Notwendig sind für künftige Projekt weitere Analysen, Reflexionen und Innovationen. Blinde Euphorie und immer mehr des Gleichen führt zum Misserfolg. Phantasie und Realitätsbezug sind nötig, um das Alter in der heutigen Gesellschaft menschenwürdig zu positionieren.

Antworten müssen wir allein

Die Ex-Bundesrätin Ruth Dreifuss meinte: «Weil wir verschieden sind, müssen wir Berührungspunkte finden. Weil wir uns ähnlich sind, müssen wir innehalten und darüber nachdenken, was uns gemeinsam ist.» Und Michel de Montaigne schrieb: «So vergehe ich und entwische mir selbst.»

Marcel Proust kritisierte: Ist es «mit dem Alter wie mit dem Tod.
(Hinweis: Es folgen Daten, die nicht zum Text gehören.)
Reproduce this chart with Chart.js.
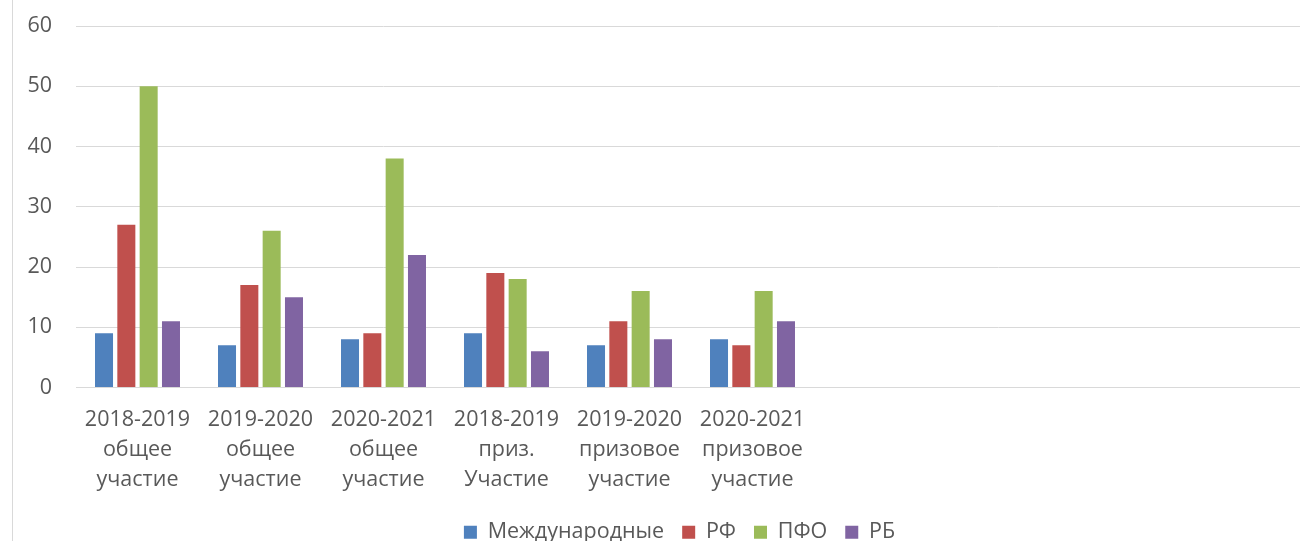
<!DOCTYPE html>
<html>
<head>
<meta charset="utf-8">
<script src="https://cdn.jsdelivr.net/npm/chart.js@4.4.1/dist/chart.umd.min.js"></script>
<style>
  html, body { margin: 0; padding: 0; background: #fff; overflow: hidden; width: 1300px; height: 541px; }
  #frame { position: absolute; left: 12px; top: 0; width: 1px; height: 541px; background: #d9d9d9; }
  #wrap { position: absolute; left: 13px; top: 0; width: 1293px; height: 541px; }
</style>
</head>
<body>
<div id="frame"></div>
<div id="wrap"><canvas id="c" width="1293" height="541"></canvas></div>
<script>
const categories = [
  ['2018-2019', 'общее', 'участие'],
  ['2019-2020', 'общее', 'участие'],
  ['2020-2021', 'общее', 'участие'],
  ['2018-2019', 'приз.', 'Участие'],
  ['2019-2020', 'призовое', 'участие'],
  ['2020-2021', 'призовое', 'участие'],
  '', '', '', ''
];
const seriesNames = ['Международные', 'РФ', 'ПФО', 'РБ'];
const intl = [9, 7, 8, 9, 7, 8, null, null, null, null];
const rf   = [27, 17, 9, 19, 11, 7, null, null, null, null];
const pfo  = [50, 26, 38, 18, 16, 16, null, null, null, null];
const rb   = [11, 15, 22, 6, 8, 11, null, null, null, null];
const yTicks = [0, 10, 20, 30, 40, 50, 60];
const colors = ['#4F81BD', '#C0504D', '#9BBB59', '#8064A2'];

const FONT = '"Open Sans", "Noto Sans", sans-serif';
const values = [intl, rf, pfo, rb];

const legendShift = {
  id: 'legendShift',
  afterLayout(chart) {
    if (chart.legend) { chart.legend.left += 20; chart.legend.right += 20; }
  }
};

new Chart(document.getElementById('c'), {
  type: 'bar',
  data: {
    labels: categories,
    datasets: values.map((v, i) => ({
      label: seriesNames[i],
      data: v,
      backgroundColor: colors[i],
      borderWidth: 0,
      categoryPercentage: 0.726,
      barPercentage: 0.807
    }))
  },
  plugins: [legendShift],
  options: {
    responsive: false,
    animation: false,
    devicePixelRatio: 1,
    layout: { padding: { top: 26, right: 0, left: 0, bottom: -12 } },
    plugins: {
      tooltip: { enabled: false },
      legend: {
        position: 'bottom',
        labels: {
          boxWidth: 13,
          boxHeight: 13,
          padding: 18,
          color: '#595959',
          font: { family: FONT, size: 21.5 }
        }
      }
    },
    scales: {
      x: {
        grid: { display: false, drawTicks: false },
        border: { display: true, color: '#d9d9d9', width: 1 },
        ticks: {
          color: '#595959',
          padding: 17,
          maxRotation: 0,
          autoSkip: false,
          font: { family: FONT, size: 21.5, lineHeight: 1.4 }
        },
        afterFit(scale) { scale.height = 116; }
      },
      y: {
        min: 0, max: 60,
        afterBuildTicks(scale) { scale.ticks = yTicks.map(v => ({ value: v })); },
        grid: { color: '#d9d9d9', lineWidth: 1, drawTicks: false },
        border: { display: false },
        ticks: {
          color: '#595959',
          padding: 24,
          font: { family: FONT, size: 21.5 }
        },
        afterFit(scale) { scale.width = 63; scale.paddingTop = 0; scale.paddingBottom = 0; }
      }
    }
  }
});
</script>
</body>
</html>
Einige begegnen ihm mit Gleichgültigkeit, nicht weil sie mehr Mut, sondern weil sie weniger Einbildungskraft als die andern haben.» Für eine Erweiterung der Einbildungskraft sorgt der Film.

«Que Sera, Sera» heisst es im Lied von Doris Day aus dem Jahre 1956. Wenn man im Film genau hinhört und hinsieht, merkt man, dass hier nicht nur die Frage des Alters, sondern auch die Frage des Lebens allgemein gestellt wird. Wohin gehen wir? Welches Ziel hat das Leben? Heisst Leben etwa: Warten auf Godot?

Dieter Fahrer fragt nach diesem Wohin, und wir haben persönlich zu antworten, was für uns verbindlich ist. Denn es gibt nur individuelle Antworten: deine, meine, Ihre. «Que sera?» schlägt solche Antworten vor, ermuntert uns jedoch, unsere eigene zu finden.